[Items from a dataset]

** start **

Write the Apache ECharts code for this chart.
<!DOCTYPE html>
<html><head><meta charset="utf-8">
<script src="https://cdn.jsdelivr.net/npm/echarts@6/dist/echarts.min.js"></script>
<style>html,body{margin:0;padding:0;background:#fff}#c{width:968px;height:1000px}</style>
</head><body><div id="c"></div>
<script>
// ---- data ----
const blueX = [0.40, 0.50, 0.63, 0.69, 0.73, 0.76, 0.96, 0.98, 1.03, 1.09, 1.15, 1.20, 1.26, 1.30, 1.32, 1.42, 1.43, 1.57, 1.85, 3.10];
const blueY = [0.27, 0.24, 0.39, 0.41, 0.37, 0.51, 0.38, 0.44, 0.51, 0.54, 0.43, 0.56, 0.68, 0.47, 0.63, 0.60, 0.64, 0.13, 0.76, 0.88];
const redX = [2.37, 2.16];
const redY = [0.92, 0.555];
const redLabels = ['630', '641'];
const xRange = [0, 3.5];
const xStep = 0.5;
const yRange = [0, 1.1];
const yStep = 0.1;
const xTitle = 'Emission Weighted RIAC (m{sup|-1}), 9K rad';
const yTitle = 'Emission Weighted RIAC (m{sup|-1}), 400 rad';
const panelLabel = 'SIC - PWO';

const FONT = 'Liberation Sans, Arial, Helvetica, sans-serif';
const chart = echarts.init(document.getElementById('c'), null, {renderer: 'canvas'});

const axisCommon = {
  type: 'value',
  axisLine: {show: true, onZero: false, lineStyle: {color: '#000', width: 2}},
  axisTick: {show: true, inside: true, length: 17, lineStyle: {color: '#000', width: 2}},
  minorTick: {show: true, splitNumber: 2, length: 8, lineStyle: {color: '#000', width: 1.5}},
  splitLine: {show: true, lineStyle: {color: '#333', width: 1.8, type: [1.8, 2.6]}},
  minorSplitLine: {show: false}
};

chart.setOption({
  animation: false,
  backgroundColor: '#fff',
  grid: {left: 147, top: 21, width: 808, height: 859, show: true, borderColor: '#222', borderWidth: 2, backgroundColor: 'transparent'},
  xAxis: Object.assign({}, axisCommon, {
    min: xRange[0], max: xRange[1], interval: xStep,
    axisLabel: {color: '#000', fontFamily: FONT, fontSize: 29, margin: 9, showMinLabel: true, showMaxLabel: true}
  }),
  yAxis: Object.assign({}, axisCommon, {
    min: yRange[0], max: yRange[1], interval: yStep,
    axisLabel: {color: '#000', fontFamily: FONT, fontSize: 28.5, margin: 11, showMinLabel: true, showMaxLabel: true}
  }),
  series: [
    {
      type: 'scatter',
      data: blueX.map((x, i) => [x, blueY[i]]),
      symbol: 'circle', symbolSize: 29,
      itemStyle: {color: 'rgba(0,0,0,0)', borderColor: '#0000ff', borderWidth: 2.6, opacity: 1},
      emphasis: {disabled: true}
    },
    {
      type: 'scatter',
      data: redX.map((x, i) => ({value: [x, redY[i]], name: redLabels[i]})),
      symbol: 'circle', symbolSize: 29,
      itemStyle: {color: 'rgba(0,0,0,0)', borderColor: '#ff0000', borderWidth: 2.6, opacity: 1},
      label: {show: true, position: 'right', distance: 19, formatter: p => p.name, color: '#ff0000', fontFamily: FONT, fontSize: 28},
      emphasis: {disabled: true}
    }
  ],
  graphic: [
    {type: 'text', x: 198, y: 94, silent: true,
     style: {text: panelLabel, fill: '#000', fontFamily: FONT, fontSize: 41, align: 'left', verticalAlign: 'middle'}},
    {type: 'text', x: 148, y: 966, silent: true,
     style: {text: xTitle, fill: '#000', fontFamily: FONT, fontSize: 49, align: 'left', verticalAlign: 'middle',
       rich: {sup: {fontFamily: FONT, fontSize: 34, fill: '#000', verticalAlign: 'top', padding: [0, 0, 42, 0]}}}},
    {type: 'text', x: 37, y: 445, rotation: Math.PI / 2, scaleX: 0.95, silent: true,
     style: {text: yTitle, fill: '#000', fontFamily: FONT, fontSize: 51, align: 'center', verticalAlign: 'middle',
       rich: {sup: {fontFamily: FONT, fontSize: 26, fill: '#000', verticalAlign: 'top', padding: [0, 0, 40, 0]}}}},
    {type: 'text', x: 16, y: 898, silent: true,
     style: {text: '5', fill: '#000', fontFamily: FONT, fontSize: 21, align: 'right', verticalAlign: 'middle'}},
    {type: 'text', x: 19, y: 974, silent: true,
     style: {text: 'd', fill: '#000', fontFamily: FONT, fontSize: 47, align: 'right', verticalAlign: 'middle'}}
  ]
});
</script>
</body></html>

** end **
** start **

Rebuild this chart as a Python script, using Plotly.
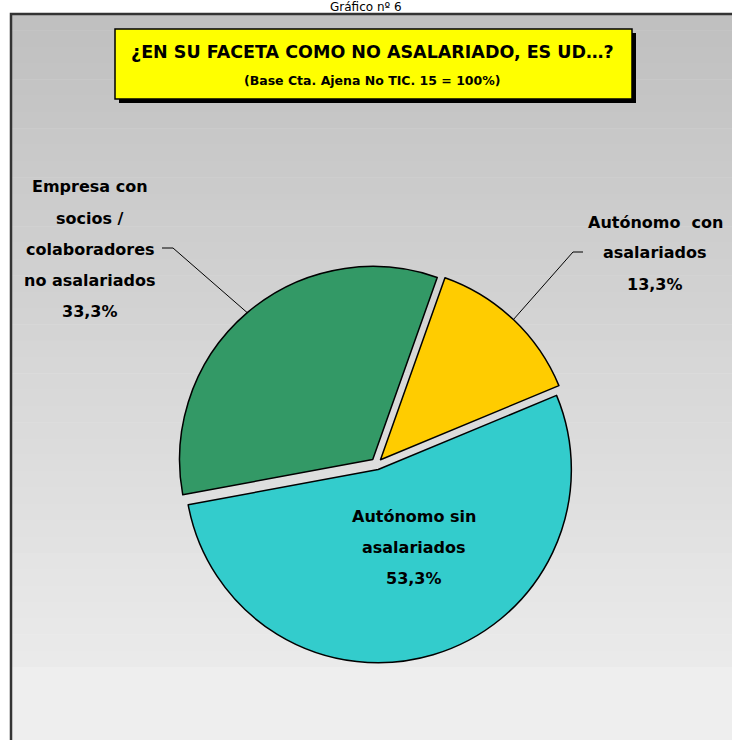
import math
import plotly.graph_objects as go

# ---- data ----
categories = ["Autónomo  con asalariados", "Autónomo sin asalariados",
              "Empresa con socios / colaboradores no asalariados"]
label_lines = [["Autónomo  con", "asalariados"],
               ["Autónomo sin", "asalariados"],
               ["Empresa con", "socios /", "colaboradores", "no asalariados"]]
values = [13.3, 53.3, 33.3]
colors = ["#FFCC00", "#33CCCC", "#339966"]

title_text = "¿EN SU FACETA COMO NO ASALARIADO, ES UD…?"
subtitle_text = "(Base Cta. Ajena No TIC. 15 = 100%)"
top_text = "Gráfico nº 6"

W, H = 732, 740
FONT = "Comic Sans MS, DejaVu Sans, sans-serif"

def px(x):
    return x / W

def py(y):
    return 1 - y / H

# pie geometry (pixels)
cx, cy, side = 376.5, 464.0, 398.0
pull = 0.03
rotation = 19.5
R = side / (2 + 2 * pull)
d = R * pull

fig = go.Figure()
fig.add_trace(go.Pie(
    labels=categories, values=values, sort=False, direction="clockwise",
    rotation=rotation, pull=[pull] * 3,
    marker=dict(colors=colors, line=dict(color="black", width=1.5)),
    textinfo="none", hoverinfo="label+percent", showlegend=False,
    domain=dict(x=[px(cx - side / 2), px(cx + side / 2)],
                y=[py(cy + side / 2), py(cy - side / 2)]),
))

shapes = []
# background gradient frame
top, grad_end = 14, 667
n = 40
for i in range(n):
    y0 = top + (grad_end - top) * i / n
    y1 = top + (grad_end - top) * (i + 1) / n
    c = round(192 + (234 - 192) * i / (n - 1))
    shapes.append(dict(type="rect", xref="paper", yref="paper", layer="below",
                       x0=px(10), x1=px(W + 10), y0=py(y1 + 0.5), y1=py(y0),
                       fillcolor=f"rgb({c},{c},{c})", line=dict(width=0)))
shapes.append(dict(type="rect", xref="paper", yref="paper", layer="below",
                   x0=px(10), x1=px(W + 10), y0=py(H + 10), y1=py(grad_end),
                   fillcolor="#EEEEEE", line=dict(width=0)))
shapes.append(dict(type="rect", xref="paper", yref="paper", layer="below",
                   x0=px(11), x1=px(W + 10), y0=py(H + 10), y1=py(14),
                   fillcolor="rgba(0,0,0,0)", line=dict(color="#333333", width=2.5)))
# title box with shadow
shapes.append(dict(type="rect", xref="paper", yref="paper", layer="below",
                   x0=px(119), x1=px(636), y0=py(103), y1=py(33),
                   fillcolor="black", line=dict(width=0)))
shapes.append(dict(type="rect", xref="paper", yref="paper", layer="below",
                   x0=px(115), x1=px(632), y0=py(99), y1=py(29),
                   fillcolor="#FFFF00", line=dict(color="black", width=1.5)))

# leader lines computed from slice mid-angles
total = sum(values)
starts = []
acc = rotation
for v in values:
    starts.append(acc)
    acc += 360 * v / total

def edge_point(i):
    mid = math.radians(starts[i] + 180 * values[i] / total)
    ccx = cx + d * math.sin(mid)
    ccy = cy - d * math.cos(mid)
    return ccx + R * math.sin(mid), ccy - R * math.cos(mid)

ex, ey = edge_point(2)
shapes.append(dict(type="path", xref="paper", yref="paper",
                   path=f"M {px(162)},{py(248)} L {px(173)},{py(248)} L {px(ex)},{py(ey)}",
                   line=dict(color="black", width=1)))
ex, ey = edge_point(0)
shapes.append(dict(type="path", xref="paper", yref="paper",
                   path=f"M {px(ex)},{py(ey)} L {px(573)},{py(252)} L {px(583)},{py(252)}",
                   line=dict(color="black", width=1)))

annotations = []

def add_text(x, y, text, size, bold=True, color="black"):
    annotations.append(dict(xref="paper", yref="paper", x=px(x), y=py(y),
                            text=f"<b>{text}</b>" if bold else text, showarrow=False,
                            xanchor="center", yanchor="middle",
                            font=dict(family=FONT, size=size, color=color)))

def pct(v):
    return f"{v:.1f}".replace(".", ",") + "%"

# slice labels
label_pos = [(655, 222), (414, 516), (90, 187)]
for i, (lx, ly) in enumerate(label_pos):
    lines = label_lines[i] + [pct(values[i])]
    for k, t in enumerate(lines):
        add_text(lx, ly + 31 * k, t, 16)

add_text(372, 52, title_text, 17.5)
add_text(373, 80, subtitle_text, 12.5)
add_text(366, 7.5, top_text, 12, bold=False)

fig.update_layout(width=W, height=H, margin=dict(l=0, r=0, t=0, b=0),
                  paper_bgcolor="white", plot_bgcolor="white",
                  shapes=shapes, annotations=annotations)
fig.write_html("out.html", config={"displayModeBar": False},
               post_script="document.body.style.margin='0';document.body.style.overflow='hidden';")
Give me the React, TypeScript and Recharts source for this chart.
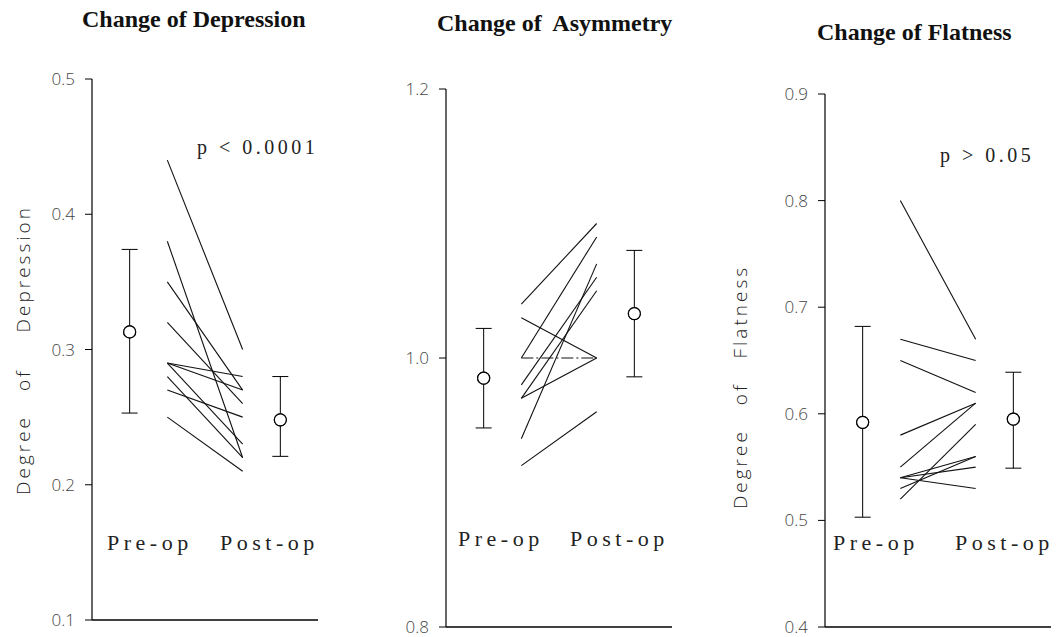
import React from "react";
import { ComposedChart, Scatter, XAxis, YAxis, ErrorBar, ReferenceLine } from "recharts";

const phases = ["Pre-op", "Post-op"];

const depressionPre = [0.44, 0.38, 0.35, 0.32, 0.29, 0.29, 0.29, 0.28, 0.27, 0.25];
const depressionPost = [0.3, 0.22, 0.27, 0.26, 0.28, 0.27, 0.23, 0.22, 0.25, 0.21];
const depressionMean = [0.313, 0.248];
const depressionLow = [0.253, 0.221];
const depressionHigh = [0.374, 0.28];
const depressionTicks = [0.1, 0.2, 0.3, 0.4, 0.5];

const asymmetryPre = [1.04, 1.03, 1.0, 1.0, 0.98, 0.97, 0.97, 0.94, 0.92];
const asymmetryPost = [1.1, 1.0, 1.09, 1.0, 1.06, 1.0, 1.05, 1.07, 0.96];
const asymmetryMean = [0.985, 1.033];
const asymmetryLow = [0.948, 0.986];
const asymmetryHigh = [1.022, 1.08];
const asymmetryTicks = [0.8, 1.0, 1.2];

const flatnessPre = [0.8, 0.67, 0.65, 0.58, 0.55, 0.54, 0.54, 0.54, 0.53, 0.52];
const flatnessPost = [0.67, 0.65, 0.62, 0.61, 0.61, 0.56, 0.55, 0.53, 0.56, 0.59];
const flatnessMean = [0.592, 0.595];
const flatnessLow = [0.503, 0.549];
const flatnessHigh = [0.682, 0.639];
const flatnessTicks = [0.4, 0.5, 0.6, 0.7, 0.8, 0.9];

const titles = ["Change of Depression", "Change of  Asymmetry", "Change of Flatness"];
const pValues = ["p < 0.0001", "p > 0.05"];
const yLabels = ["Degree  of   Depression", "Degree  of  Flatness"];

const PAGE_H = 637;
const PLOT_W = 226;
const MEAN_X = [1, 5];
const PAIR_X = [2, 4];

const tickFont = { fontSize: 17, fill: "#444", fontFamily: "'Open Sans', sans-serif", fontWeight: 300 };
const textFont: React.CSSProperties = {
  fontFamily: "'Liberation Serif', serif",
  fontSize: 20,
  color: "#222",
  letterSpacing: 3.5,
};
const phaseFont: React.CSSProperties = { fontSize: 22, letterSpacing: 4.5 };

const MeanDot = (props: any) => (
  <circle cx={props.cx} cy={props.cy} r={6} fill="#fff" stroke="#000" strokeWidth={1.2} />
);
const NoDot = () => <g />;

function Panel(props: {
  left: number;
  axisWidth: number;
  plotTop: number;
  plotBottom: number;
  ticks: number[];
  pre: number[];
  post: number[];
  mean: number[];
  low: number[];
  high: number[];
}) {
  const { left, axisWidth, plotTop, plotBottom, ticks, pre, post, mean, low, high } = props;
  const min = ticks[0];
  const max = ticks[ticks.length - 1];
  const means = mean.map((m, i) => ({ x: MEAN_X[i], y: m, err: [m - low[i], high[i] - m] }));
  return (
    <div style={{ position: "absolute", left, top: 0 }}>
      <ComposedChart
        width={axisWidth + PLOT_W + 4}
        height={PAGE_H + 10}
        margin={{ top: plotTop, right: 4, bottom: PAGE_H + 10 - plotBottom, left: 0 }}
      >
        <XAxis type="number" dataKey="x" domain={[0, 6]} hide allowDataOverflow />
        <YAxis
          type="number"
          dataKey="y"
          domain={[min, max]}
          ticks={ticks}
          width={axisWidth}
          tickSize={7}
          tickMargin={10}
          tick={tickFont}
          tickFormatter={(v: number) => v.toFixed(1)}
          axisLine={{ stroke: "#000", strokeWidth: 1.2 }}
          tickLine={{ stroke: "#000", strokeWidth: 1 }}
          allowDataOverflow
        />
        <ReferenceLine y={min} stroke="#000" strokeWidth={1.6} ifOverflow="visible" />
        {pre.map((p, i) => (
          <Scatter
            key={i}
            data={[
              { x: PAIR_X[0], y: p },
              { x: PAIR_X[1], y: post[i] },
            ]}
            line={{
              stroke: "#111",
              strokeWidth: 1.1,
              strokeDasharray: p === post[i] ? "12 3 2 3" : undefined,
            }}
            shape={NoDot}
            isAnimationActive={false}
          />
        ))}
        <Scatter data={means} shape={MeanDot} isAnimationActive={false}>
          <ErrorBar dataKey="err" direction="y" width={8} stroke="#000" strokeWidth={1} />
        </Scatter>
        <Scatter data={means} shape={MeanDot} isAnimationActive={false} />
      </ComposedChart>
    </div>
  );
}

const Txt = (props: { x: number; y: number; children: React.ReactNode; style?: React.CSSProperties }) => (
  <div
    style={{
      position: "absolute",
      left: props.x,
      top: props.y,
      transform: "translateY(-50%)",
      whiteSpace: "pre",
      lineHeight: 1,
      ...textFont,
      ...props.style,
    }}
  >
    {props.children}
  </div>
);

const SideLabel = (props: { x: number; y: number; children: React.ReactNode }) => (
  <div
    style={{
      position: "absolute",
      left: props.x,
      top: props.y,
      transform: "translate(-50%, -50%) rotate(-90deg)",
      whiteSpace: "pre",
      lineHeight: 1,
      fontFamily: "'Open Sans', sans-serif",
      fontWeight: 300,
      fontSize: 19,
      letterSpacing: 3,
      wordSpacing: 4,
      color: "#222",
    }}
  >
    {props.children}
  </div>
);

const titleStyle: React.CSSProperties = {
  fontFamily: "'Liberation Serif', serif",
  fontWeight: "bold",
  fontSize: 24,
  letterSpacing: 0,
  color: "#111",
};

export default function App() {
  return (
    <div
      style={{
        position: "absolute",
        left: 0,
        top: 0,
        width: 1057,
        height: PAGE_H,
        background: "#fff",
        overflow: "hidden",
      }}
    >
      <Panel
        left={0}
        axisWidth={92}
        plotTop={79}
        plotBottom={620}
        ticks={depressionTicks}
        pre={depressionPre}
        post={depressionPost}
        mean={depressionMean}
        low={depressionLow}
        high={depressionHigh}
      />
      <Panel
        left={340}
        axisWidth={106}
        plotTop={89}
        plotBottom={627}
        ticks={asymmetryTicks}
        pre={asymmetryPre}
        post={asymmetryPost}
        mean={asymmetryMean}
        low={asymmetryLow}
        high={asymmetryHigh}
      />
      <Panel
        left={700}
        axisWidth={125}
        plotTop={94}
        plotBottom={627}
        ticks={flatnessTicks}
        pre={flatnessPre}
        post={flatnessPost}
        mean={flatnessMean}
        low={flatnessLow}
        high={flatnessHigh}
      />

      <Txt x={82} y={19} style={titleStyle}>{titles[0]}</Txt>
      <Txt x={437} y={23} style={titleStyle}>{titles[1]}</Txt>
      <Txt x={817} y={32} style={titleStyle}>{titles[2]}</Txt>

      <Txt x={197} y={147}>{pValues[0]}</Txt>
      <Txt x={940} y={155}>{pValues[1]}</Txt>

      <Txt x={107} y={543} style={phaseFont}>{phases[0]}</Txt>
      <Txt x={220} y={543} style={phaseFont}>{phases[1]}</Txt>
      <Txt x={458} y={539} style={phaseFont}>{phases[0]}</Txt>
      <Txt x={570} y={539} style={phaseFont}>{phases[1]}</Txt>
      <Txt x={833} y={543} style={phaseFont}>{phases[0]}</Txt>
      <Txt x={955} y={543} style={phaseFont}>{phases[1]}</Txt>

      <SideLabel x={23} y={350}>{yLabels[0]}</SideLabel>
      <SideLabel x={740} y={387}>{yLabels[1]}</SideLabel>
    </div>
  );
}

** end **

Exercise: Pictures excluded, retype exactly the lines running from the one with "Rebuild this chart" through the one with "d = R * pull". Include both end lines and nothing more.

Answer for this exercise:
Rebuild this chart as a Python script, using Plotly.
import math
import plotly.graph_objects as go

# ---- data ----
categories = ["Autónomo  con asalariados", "Autónomo sin asalariados",
              "Empresa con socios / colaboradores no asalariados"]
label_lines = [["Autónomo  con", "asalariados"],
               ["Autónomo sin", "asalariados"],
               ["Empresa con", "socios /", "colaboradores", "no asalariados"]]
values = [13.3, 53.3, 33.3]
colors = ["#FFCC00", "#33CCCC", "#339966"]

title_text = "¿EN SU FACETA COMO NO ASALARIADO, ES UD…?"
subtitle_text = "(Base Cta. Ajena No TIC. 15 = 100%)"
top_text = "Gráfico nº 6"

W, H = 732, 740
FONT = "Comic Sans MS, DejaVu Sans, sans-serif"

def px(x):
    return x / W

def py(y):
    return 1 - y / H

# pie geometry (pixels)
cx, cy, side = 376.5, 464.0, 398.0
pull = 0.03
rotation = 19.5
R = side / (2 + 2 * pull)
d = R * pull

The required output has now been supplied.